Moscow calls the conflict, which has killed thousands of Ukrainians and left cities, towns and villages in ruins, a “special military operation” to demilitarise a country whose moves towards the West threaten Russia's own security. Kyiv and its Western allies say it is an unprovoked war of conquest.

The British report said Moscow's overall military campaign in Ukraine was still being undermined by Ukrainian forces along the northern and southern ends of the front line as well as by severe shortages of munitions and manpower.

Russia was targeting Bakhmut, it said, to try to seize the Kramatorsk-Solviansk urban area of the eastern Donetsk region, which was among those Russia said it had annexed despite not being in full control.

Ukrainian President Volodymyr Zelenskiy said in a video address late on Thursday that “brutal” fighting was continuing there.
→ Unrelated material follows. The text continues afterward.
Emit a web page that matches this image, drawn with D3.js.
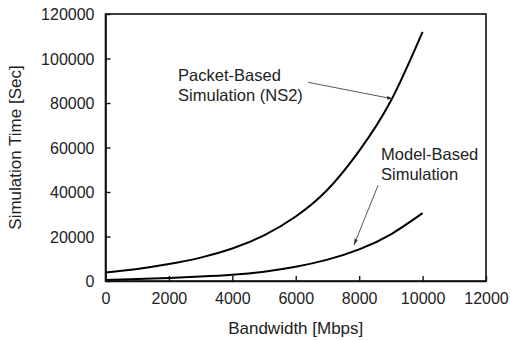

He also accused the International Committee of the Red Cross (ICRC) of inaction in upholding the rights of Ukrainian prisoners of war and urged it to undertake a mission to a camp in the Russian-occupied east of the country.

In the latest of a series of Ukrainian criticisms of the ICRC, he said no one had yet visited Olenivka – a notorious camp in eastern Ukraine where dozens of Ukrainian POWs died in an explosion and fire in July.

Alongside the annexation, Russian President Vladimir Putin has responded to the battlefield setbacks with other moves to escalate the conflict: calling up hundreds of thousands of reservists and threatening to use nuclear weapons.

This week, Russia launched the biggest air strikes since the start of the war, firing more than 100 cruise missiles mainly at Ukraine's electricity and heat infrastructure.

Officials in Russia's Belgorod region bordering Ukraine have since accused Ukraine of targeting its power supplies and hitting an apartment block in the regional capital. Ukraine said the block was damaged by a Russian missile that went astray.

On Friday, Belgorod regional governor Vyacheslav Gladkov said train operations were suspended near Novyi Oskol, a town of about 18,000 people which lies about 90 kilometres (56 miles) north of the border, after remains of a missile fell nearby.

Putin said the Russian strikes on Ukraine were retaliation for a blast on Saturday that damaged Russia's bridge to Crimea.

Damage to the bridge, which is a showcase project of Putin's rule, will not be repaired until next summer, a document published on the Russian government's website said on Friday.